Most consumers may not realize it yet, but driverless vehicles are coming fast and furious. According to predictions by ABI Research, fully autonomous vehicles will start appearing on roads in about 10 to 15 years, and most OEMs predict they’ll be here even sooner. Of course, any automaker knows this evolution didn’t happen overnight; most automotive and technology companies have been researching these “cars of the future” for decades.
Here’s how automotive OEMs are getting ready for the driverless vehicle:
Developing Driver Assist Technologies
These days, it’s not uncommon to find sophisticated driver assistance technologies inside almost every luxury vehicle, and some lower-end models, too. MarketWatch reports that nearly 170 of this year’s models have adaptive cruise control, one of the most common driver assistance features. And according to Navigant Research, “the proportion of vehicles sold worldwide with some degree of autonomous capability is expected to reach 75 percent by 2035.” To aid in the development of these technologies, many OEMs have opened research centers dedicated solely to autonomous vehicles.

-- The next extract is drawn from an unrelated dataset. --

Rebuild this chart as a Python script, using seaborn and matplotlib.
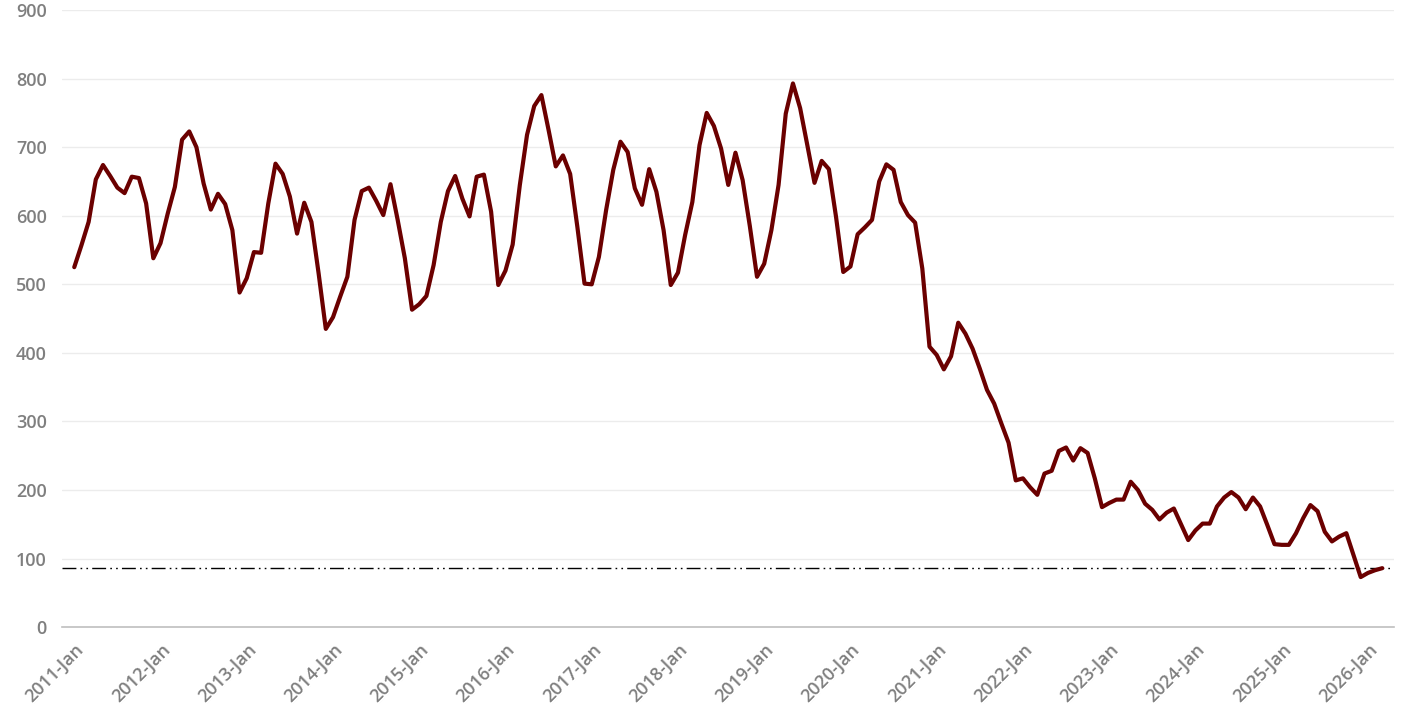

A prime example of a semi-autonomous vehicle in today’s market is the Mercedes-Benz S-Class sedan. According to Mercedes, “Today's S-Class literally looks ahead, and 360 degrees around, to spot hazards in your path. A team of standard and optional systems can alert the driver, assist in braking, and even respond autonomously to help avoid collisions with other vehicles and pedestrians.”
According to the National Highway Traffic Safety Administration’s formal classification system, cars like the S-Class represent Level 2, meaning at least two driver assist controls can be automated in unison. At Level 4, a vehicle is considered fully autonomous. Whether consumers realize it or not, today’s driver assistance features are gradually conditioning them to accept -- and trust -- the driverless vehicles of the future.
Forging Joint Partnerships
As the application of advanced driver assist technologies expands, OEMs and Tier-1 suppliers are forging partnerships with research institutions to speed development. In 2007, General Motors worked with Carnegie Mellon University to develop its “Boss” Chevrolet Tahoe, which won that year’s DARPA Urban Challenge. The Department of Defense-sponsored competition required teams to build driverless vehicles that could perform complex maneuvers amid traffic in an urban environment.
Automakers are also partnering with hi-tech companies like Google, which operates a fleet of Lexus RX450h SUVs equipped with autonomous driving features. Google itself has assembled a team of global suppliers, including Bosch and LG Electronics, to help bring self-driving cars to market.
Anticipating Laws and Regulations
Driverless cars brings a slew of legal and safety issues that are unprecedented today. Laws around the world must be updated to make it legal for automated cars to drive on the road. Who’s to blame if an autonomous vehicle crashes into another? Is the OEM liable? Or does blame lay with the maker of the autonomous technology? Does the driver still carry any liability?
While these are not questions OEMs and Tier-1 suppliers can immediately answer, they are certainly anticipating them. Through working groups like the worldwide Informal Working Group on Intelligent Transport Systems/Automated Driving, automakers are discussing how to address these topics and work with governments on regulations.
Testing for Operations and Safety
The final step in preparing for driverless cars is actually getting them out on the road for testing. The DARPA Urban Challenge is an example of testing in a controlled environment. Google, on the other hand, is employing more realistic testing with a gaggle of autonomous vehicles based on the Toyota Prius and Lexus RX. These cars have been driving around the San Francisco Bay Area for more than five years now, largely without incident. California is one of just a few U.S. states legally allowing driverless car testing on public roads.
To get around that issue, the University of Michigan recently completed construction of a 32-acre facility dubbed “M City” to test connected and automated vehicle systems. The mock city includes a network of roads with up to five lanes, intersections, traffic signs, streetlights, sidewalks, simulated buildings, parked cars, and even pedestrians and obstacles like construction barriers.